下面详细介绍如何在服务器上执行MR程序。

说明:输入文件、输出路径、项目结构如下图所示

技术分享
    1)、编写MR代码

/**
 * 
 */
package com.dada.mr;
 
/**
 * @author 李达
 *
 *  2016年5月5日
 *   wordCount 
 *   com.dada.wc
 */
 
import java.io.IOException;
import java.util.StringTokenizer;
 
import org.apache.hadoop.conf.Configuration;
import org.apache.hadoop.fs.FileSystem;
import org.apache.hadoop.fs.Path;
import org.apache.hadoop.io.IntWritable;
import org.apache.hadoop.io.LongWritable;
import org.apache.hadoop.io.Text;
import org.apache.hadoop.mapreduce.Job;
import org.apache.hadoop.mapreduce.Mapper;
import org.apache.hadoop.mapreduce.Reducer;
import org.apache.hadoop.mapreduce.lib.input.FileInputFormat;
import org.apache.hadoop.mapreduce.lib.output.FileOutputFormat;
 
public class WC {
public static Text k = new Text();
public static IntWritable v = new IntWritable(1);
public static void main(String[] args) {
Configuration config = new Configuration();
try {
FileSystem fs = FileSystem.get(config);
Job job = Job.getInstance(config);
job.setJarByClass(WC.class);
job.setJobName("wc");
job.setMapperClass(WordCountMapper.class);
job.setReducerClass(WordCountReducer.class);
job.setCombinerClass(WordCountReducer.class);
job.setMapOutputKeyClass(Text.class);
job.setMapOutputValueClass(IntWritable.class);
 
// 有两种方式解决输入、输出路径的问题:
// 1、代码中写死
// 设置MR执行的输入文件
// FileInputFormat.addInputPath(job, new    
//Path("/lida-hdfs_1/input_files/wordCount"));
// 该目录表示MR执行之后的结果数据所在目录,必须不能存在
// Path outputPath = new Path("/lida-hdfs_1/output_files");
// 2、代码中不写死,写个参数,当在命令行执行MR时,再传参(官网是这么干的)。
FileInputFormat.addInputPath(job, new Path(args[0]));
Path outputPath = new Path(args[1]);
// 命令行脚本如下:
// ./hadoop jar /examplesByLiDa/wc.jar com.dada.mr.WC /lida-hdfs_1/input_files/wordCount /lida-hdfs_1/output_files
// 注意:输入文件的绝对路径为:/lida-hdfs_1/input_files/wordCount/wordCount.txt,但是,命令行里不用写其绝对路径。
 
if (fs.exists(outputPath)) {
fs.delete(outputPath, true);
}
FileOutputFormat.setOutputPath(job, outputPath);
boolean f = job.waitForCompletion(true);
if (f) {
System.out.println("job 成功执行");
}
} catch (Exception e) {
e.printStackTrace();
}
}
 
static class WordCountMapper extends Mapper<LongWritable, Text, Text, IntWritable> {
// map task执行过程中调用的方法,计算框架会循环调用该方法,默认每行数据调用一次
protected void map(LongWritable key, Text value, Context context) throws IOException, InterruptedException {
String line = value.toString();
StringTokenizer st = new StringTokenizer(line);
while (st.hasMoreTokens()) {
String word = st.nextToken();
k.set(word);
context.write(k, v);
}
}
}
 
static class WordCountReducer extends Reducer<Text, IntWritable, Text, IntWritable> {
protected void reduce(Text arg0, Iterable<IntWritable> arg1, Context arg2)
throws IOException, InterruptedException {
int sum = 0;
for (IntWritable i : arg1) {
sum = sum + i.get();
}
v.set(sum);
arg2.write(arg0, v);
}
}
}

    2)、打包。
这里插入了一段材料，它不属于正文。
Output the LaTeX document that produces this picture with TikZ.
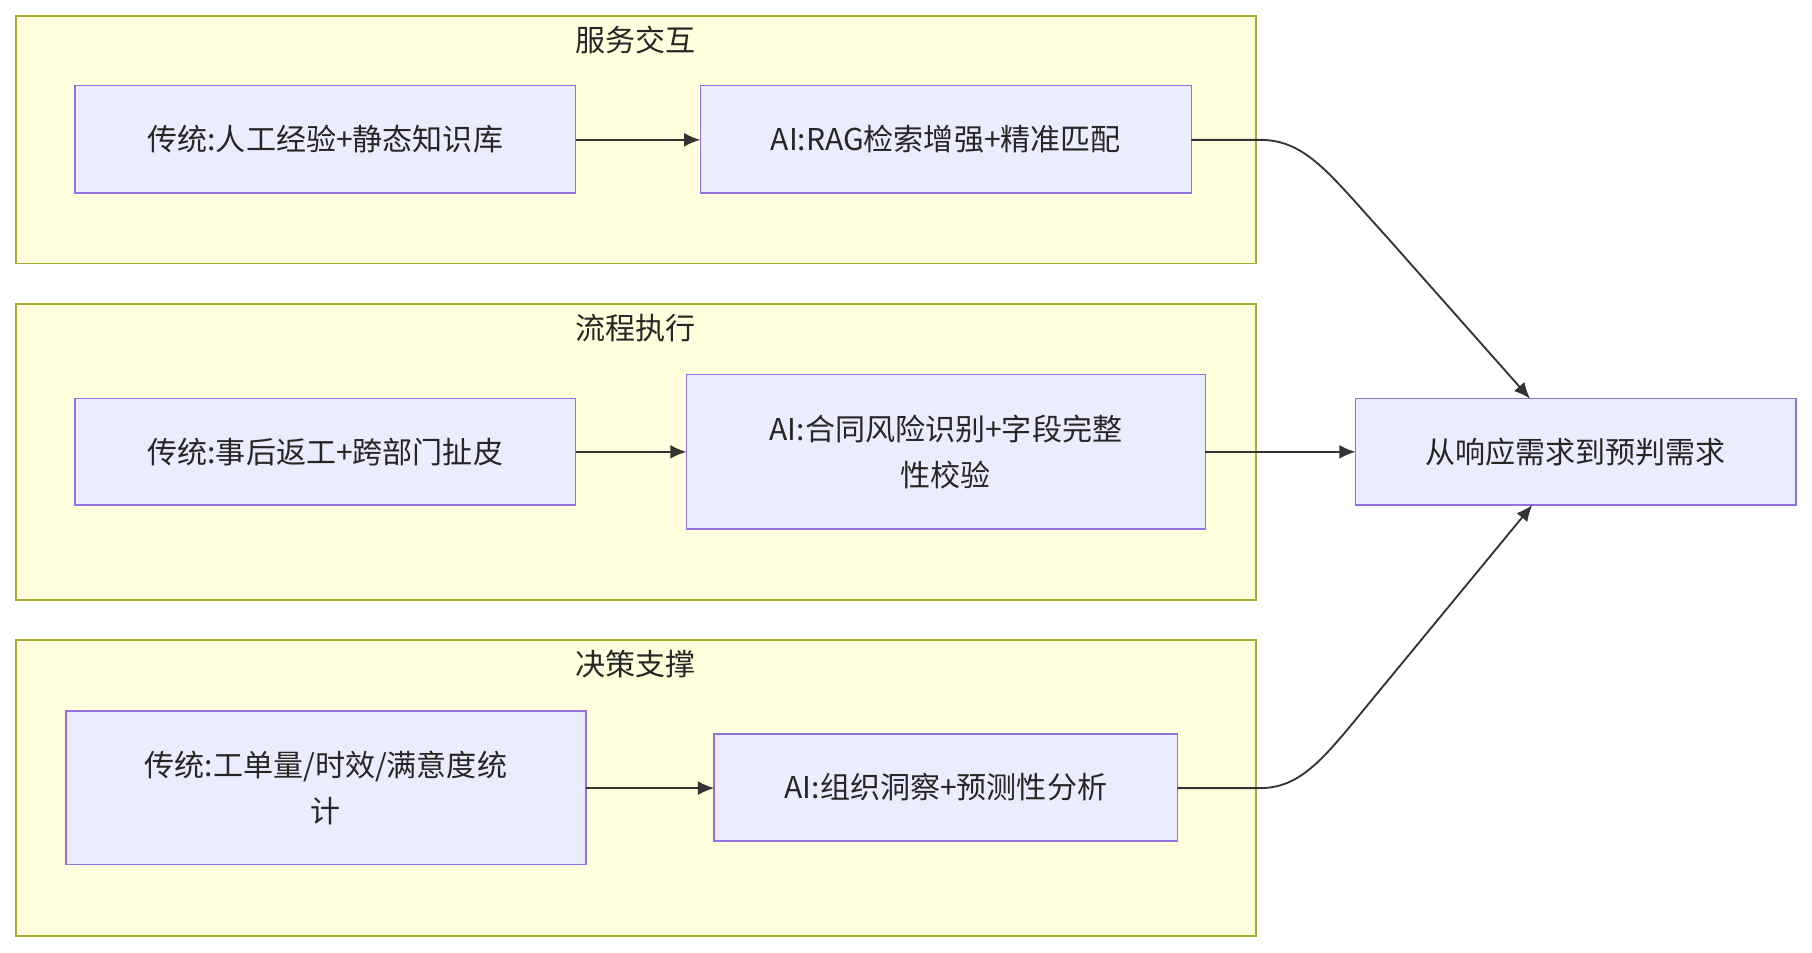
\documentclass[tikz,border=0pt]{standalone}
\usepackage{fontspec}
\setmainfont{Noto Sans CJK SC}
\usetikzlibrary{arrows.meta}
\definecolor{cf}{HTML}{FFFFDE}\definecolor{cb}{HTML}{AAAA33}
\definecolor{nf}{HTML}{ECECFF}\definecolor{nb}{HTML}{9370DB}
\definecolor{ln}{HTML}{333333}
\begin{document}
\begin{tikzpicture}[x=0.5pt,y=-0.5pt,
  clu/.style={fill=cf,draw=cb,line width=0.7pt},
  nd/.style={fill=nf,draw=nb,line width=0.7pt},
  tx/.style={font=\fontsize{13}{20}\selectfont,text=black!85,align=center},
  ar/.style={draw=ln,line width=0.8pt,-{Latex[length=7pt,width=6pt]}}]
\useasboundingbox (0,0) rectangle (1568,824);
\draw[clu] (14,14) rectangle (1087,228);
\draw[clu] (14,263) rectangle (1087,519);
\draw[clu] (14,554) rectangle (1087,810);
\node[tx] (t1) at (550,35) {服务交互};
\node[tx] (t2) at (550,284) {流程执行};
\node[tx] (t3) at (550,575) {决策支撑};
\draw[nd] (65,74) rectangle (498,167); \node[tx] (a1) at (281.5,120.5) {传统:人工经验+静态知识库};
\draw[nd] (606,74) rectangle (1031,167); \node[tx] (a2) at (818.5,120.5) {AI:RAG检索增强+精准匹配};
\draw[nd] (65,345) rectangle (498,437); \node[tx] (b1) at (281.5,391) {传统:事后返工+跨部门扯皮};
\draw[nd] (594,324) rectangle (1043,458); \node[tx] (b2) at (818.5,391) {AI:合同风险识别+字段完整\\性校验};
\draw[nd] (57,615) rectangle (507,748); \node[tx] (c1) at (282,682) {传统:工单量/时效/满意度统\\计};
\draw[nd] (618,635) rectangle (1019,728); \node[tx] (c2) at (818.5,681.5) {AI:组织洞察+预测性分析};
\draw[nd] (1173,345) rectangle (1554,437); \node[tx] (r) at (1363.5,391) {从响应需求到预判需求};
\coordinate (a1e) at (498,121); \coordinate (a2w) at (606,121); \coordinate (a2e) at (1031,121);
\coordinate (b1e) at (498,391); \coordinate (b2w) at (594,391); \coordinate (b2e) at (1043,391);
\coordinate (c1e) at (507,682); \coordinate (c2w) at (618,682); \coordinate (c2e) at (1019,682);
\coordinate (rt) at (1324,345); \coordinate (rb) at (1326,437); \coordinate (rw) at (1173,391);
\draw[ar] (a1e) -- (a2w);
\draw[ar] (b1e) -- (b2w);
\draw[ar] (c1e) -- (c2w);
\draw[ar] (b2e) -- (rw);
\draw[ar] (a2e) -- (1090,121) .. controls (1130,121) and (1150,150) .. (1200,205) -- (rt);
\draw[ar] (c2e) -- (1090,682) .. controls (1130,682) and (1150,650) .. (1200,590) -- (rb);
\end{tikzpicture}
\end{document}
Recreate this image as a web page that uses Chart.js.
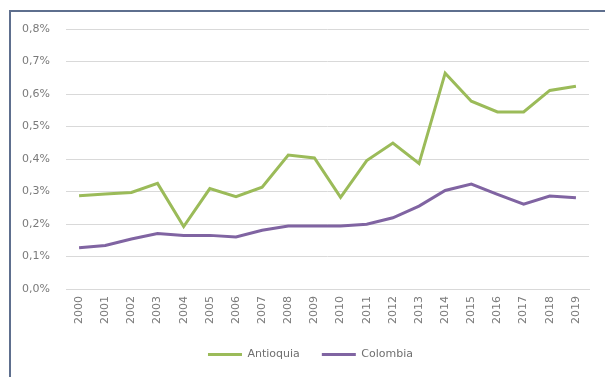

和普通java程序的打包方式相同。

    3)、执行

      (1)把打好的jar包传到hdfs(actvice)所在的服务器上

      (2)进入hadoop/bin/下,执行脚本

./hadoop jar /examplesByLiDa/wc.jar com.dada.mr.WC /lida-hdfs_1/input_files/wordCount /lida-hdfs_1/output_files

    4)、监控。监控方式同上。

到此,全剧终!



附:测试过程中遇到的问题及解决方法

问题1:

org.apache.hadoop.security.AccessControlException: Permission denied: user=aolei, access=EXECUTE, inode="/tmp":root:supergroup:drwx------
at org.apache.hadoop.hdfs.server.namenode.FSPermissionChecker.checkFsPermission(FSPermissionChecker.java:271)
at org.apache.hadoop.hdfs.server.namenode.FSPermissionChecker.check(FSPermissionChecker.java:257)
at org.apache.hadoop.hdfs.server.namenode.FSPermissionChecker.checkTraverse(FSPermissionChecker.java:208)
at org.apache.hadoop.hdfs.server.namenode.FSPermissionChecker.checkPermission(FSPermissionChecker.java:171)
at org.apache.hadoop.hdfs.server.namenode.FSNamesystem.checkPermission(FSNamesystem.java:5904)
at org.apache.hadoop.hdfs.server.namenode.FSNamesystem.checkPermission(FSNamesystem.java:5886)
at org.apache.hadoop.hdfs.server.namenode.FSNamesystem.checkOwner(FSNamesystem.java:5842)
at org.apache.hadoop.hdfs.server.namenode.FSNamesystem.setPermissionInt(FSNamesystem.java:1626)
at org.apache.hadoop.hdfs.server.namenode.FSNamesystem.setPermission(FSNamesystem.java:1607)
at org.apache.hadoop.hdfs.server.namenode.NameNodeRpcServer.setPermission(NameNodeRpcServer.java:579)
at org.apache.hadoop.hdfs.protocolPB.ClientNamenodeProtocolServerSideTranslatorPB.setPermission(ClientNamenodeProtocolServerSideTranslatorPB.java:416)
at org.apache.hadoop.hdfs.protocol.proto.ClientNamenodeProtocolProtos$ClientNamenodeProtocol$2.callBlockingMethod(ClientNamenodeProtocolProtos.java)
at org.apache.hadoop.ipc.ProtobufRpcEngine$Server$ProtoBufRpcInvoker.call(ProtobufRpcEngine.java:585)
at org.apache.hadoop.ipc.RPC$Server.call(RPC.java:928)
at org.apache.hadoop.ipc.Server$Handler$1.run(Server.java:2013)
at org.apache.hadoop.ipc.Server$Handler$1.run(Server.java:2009)
at java.security.AccessController.doPrivileged(Native Method)
at javax.security.auth.Subject.doAs(Subject.java:415)
at org.apache.hadoop.security.UserGroupInformation.doAs(UserGroupInformation.java:1614)
at org.apache.hadoop.ipc.Server$Handler.run(Server.java:2007)
 
at sun.reflect.NativeConstructorAccessorImpl.newInstance0(Native Method)
at sun.reflect.NativeConstructorAccessorImpl.newInstance(Unknown Source)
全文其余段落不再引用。